Anno domini 1986: dopo due album che riuscirono a vender bene, ma non quanto il giovane Jon Bon Jovi né la casa discografica speravano, iniziava a sentirsi nell'aria il bisogno del grande salto, un album in grado di sbancare i botteghini e lanciare definitivamente la compagine del New Jersey nell'olimpo del rock.
Un grande salto che puntualmente arrivò con l'album qui recensito, vendendo in totale 33 milioni di copie in tutto il mondo e rimanendo per ben 8 settimane al primo posto della classifica Billboard 200 (record assoluto per una band Hard Rock).
E il motivo di questo enorme successo commerciale si deve al fatto che le canzoni incluse nell'album sono di una qualità semplicemente superiore rispetto alla stragrande maggioranza degli album dello stesso genere che stavano uscendo in quel periodo.
Ma procediamo con ordine: il disco si apre con l'esplosiva "Let It Rock", impreziosita da un refrain coinvolgente e da un assolo perfetto di Sambora nel mezzo.
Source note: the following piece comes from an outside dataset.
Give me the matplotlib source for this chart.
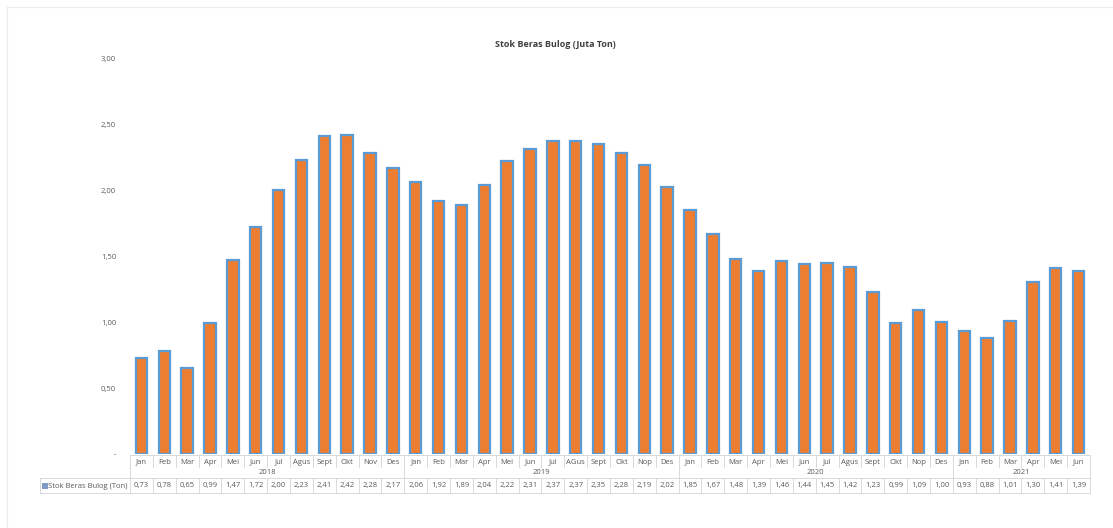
import numpy as np
import matplotlib.pyplot as plt
from matplotlib.lines import Line2D
from matplotlib.patches import Rectangle
import matplotlib.transforms as mtransforms

plt.rcParams['font.family'] = ['Open Sans', 'DejaVu Sans']

# Stok beras Bulog per bulan (juta ton), Jan 2018 - Jun 2021
bulan = ['Jan', 'Feb', 'Mar', 'Apr', 'Mei', 'Jun', 'Jul', 'Agus', 'Sept', 'Okt', 'Nov', 'Des',
         'Jan', 'Feb', 'Mar', 'Apr', 'Mei', 'Jun', 'Jul', 'AGus', 'Sept', 'Okt', 'Nop', 'Des',
         'Jan', 'Feb', 'Mar', 'Apr', 'Mei', 'Jun', 'Jul', 'Agus', 'Sept', 'Okt', 'Nop', 'Des',
         'Jan', 'Feb', 'Mar', 'Apr', 'Mei', 'Jun']
tahun = ['2018', '2019', '2020', '2021']
jumlah_bulan = [12, 12, 12, 6]
stok = [0.73, 0.78, 0.65, 0.99, 1.47, 1.72, 2.00, 2.23, 2.41, 2.42, 2.28, 2.17,
        2.06, 1.92, 1.89, 2.04, 2.22, 2.31, 2.37, 2.37, 2.35, 2.28, 2.19, 2.02,
        1.85, 1.67, 1.48, 1.39, 1.46, 1.44, 1.45, 1.42, 1.23, 0.99, 1.09, 1.00,
        0.93, 0.88, 1.01, 1.30, 1.41, 1.39]

oranye = '#ED7D31'
biru = '#5B9BD5'
abu = '#595959'
garis = '#D9D9D9'
fs = 5.5

W, H = 1113, 528
fig = plt.figure(figsize=(W / 100, H / 100), dpi=100)
# area plot dalam piksel
x0, x1, y_bawah, y_atas = 130, 1090, 454, 58
ax = fig.add_axes([x0 / W, 1 - y_bawah / H, (x1 - x0) / W, (y_bawah - y_atas) / H])

n = len(stok)
x = np.arange(n)
ax.bar(x, stok, width=0.5, color=oranye, edgecolor=biru, linewidth=1.6)
ax.set_xlim(-0.5, n - 0.5)
ax.set_ylim(0, 3)

ax.set_yticks(np.arange(0, 3.01, 0.5))
ax.set_yticklabels(['-'] + ['{:.2f}'.format(v).replace('.', ',') for v in np.arange(0.5, 3.01, 0.5)])
ax.tick_params(axis='y', length=0, pad=10, labelsize=fs, labelcolor=abu)
ax.set_xticks([])
for s in ax.spines.values():
    s.set_visible(False)

fig.text(555 / W, 1 - 44 / H, 'Stok Beras Bulog (Juta Ton)', ha='center', va='center',
         fontsize=6.5, fontweight='bold', color='#404040')

# bingkai tipis area grafik
ftr = fig.transFigure
fig.add_artist(Line2D([7 / W, 7 / W], [1 - 7 / H, 0], transform=ftr, color='#EBEBEB', lw=0.8))
fig.add_artist(Line2D([7 / W, 1], [1 - 7 / H, 1 - 7 / H], transform=ftr, color='#EBEBEB', lw=0.8))

# tabel data di bawah grafik (x: data, y: piksel gambar)
def py(p):
    return 1 - p / H

trans = mtransforms.blended_transform_factory(ax.transData, fig.transFigure)

def hline(xa, xb, p):
    fig.add_artist(Line2D([xa, xb], [py(p), py(p)], transform=trans, color=garis, lw=0.7))

def vline(xv, pa, pb):
    fig.add_artist(Line2D([xv, xv], [py(pa), py(pb)], transform=trans, color=garis, lw=0.7))

y_axis, y_bln, y_thn, y_nilai = 455, 467, 478, 493
hline(-0.5, n - 0.5, y_axis)
hline(-0.5, n - 0.5, y_thn)
hline(-0.5, n - 0.5, y_nilai)
for p in (y_thn, y_nilai):
    fig.add_artist(Line2D([40 / W, x0 / W], [py(p), py(p)], transform=ftr, color=garis, lw=0.7))

batas = np.cumsum([0] + jumlah_bulan)
for i in range(n + 1):
    if i in batas:
        vline(i - 0.5, y_axis, y_nilai)
    else:
        vline(i - 0.5, y_axis, y_bln)
        vline(i - 0.5, y_thn, y_nilai)
fig.add_artist(Line2D([40 / W, 40 / W], [py(y_thn), py(y_nilai)], transform=ftr, color=garis, lw=0.7))

for i in range(n):
    fig.text(i, py(462), bulan[i], transform=trans, ha='center', va='center', fontsize=fs, color=abu)
    fig.text(i, py(486), '{:.2f}'.format(stok[i]).replace('.', ','), transform=trans,
             ha='center', va='center', fontsize=fs, color=abu)
for k, th in enumerate(tahun):
    tengah = (batas[k] + batas[k + 1] - 1) / 2
    fig.text(tengah, py(472), th, transform=trans, ha='center', va='center', fontsize=fs, color=abu)

fig.add_artist(Rectangle((42 / W, py(489)), 6 / W, 6 / H, transform=ftr,
                         facecolor='#7F9CC4', edgecolor='none'))
fig.text(48 / W, py(486), 'Stok Beras Bulog (Ton)', transform=ftr, ha='left', va='center',
         fontsize=fs, color=abu)

fig.savefig('out.png', dpi=100)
Seguono poi due tra i maggiori anthem di questo disco ovvero "You Give Love A bad Name" e "Livin' On A Prayer", due canzoni che nel corso degli ultimi 30 anni anche i sassi avranno sentito almeno una volta. La cosa che più sbalordisce di queste due canzoni è che non presentano nessun punto debole, dall'espressiva voce di Jon agli ottimi ritornelli al sapiente uso del talk box nell'intro della seconda.
Si tratta infatti di due canzoni che non solo andranno, negli anni successivi, a rappresentare egregiamente l'album e la band, ma anche una decade intera, almeno per quanto riguarda la musica rock.
La successiva "Social Disease" non poteva che risultare sottotono rispetto alle due precedenti canzoni, per quanto si tratti di un pezzo ben congegnato e avvincente, ma praticamente qualsiasi canzone dell'abum avrebbe fatto la stessa figura se posizionata dopo due hit immortali come le precedenti, ad eccezione forse della successiva "Wanted Dead Or Alive", altro eterno cavallo di battaglia dei cinque. La struttura della canzone, una power ballad dai forti echi country, ben si sposa con il testo che narra di un moderno cowboy in sella al suo "cavallo d'acciaio".Semplicemente meravigliosa.
L'album prosegue quindi con la dinamitarda "Raise Your Hands", brano che diventerà un appuntamento fisso nelle setlist dal vivo del gruppo, grazie anche al refrain ideale nel quale vengono più volte ripetuti i nomi di città sparse per il mondo, da New York a Chicago a Tokyo.
"Without Love" e "I'd Die Yor You" sono un altro esempio lampante di cosa volesse dire scrivere del gran rock a metà degli anni '80. Più melodica e tipicamente Aor la prima, con un bel ritornello di facile presa e un ottimo tappeto di tastiere a firma David Bryan, più veloce e "pestata" la seconda, si tratta in entrambi i casi di due canzoni che avrebbero forse meritato maggior riguardo da parte della band nei tour successivi, ma questo nulla va a togliere a due composizioni veramente ottime.
Con la successiva "Never Say Goodbye" si arriva alla tipica ballad Bon Jovi-ana, coinvolgente e melensa al punto giusto da non risultare stucchevole.
La conclusiva "Wild In The Streets" è, a detta del sottoscritto, leggermente sottotono rispetto al resto dell'album, anche se bisogna intendere questo concetto relativamente al suddetto album che è costituito da pezzi di pura classe ed energia rock. Facile quindi capire che, all'interno di un qualsiasi album cosiddetto "normale" sarebbe risaltata come punta di diamante.
In conclusiva, se ancora non si fosse capito dalla recensione, siamo davanti ad un album perfetto che ha passato in modo superlativo la prova del tempo e che, anche se in tutto e per tutto figlio del suo tempo, se venisse pubblicato oggi meriterebbe comunque la nomea di capolavoro.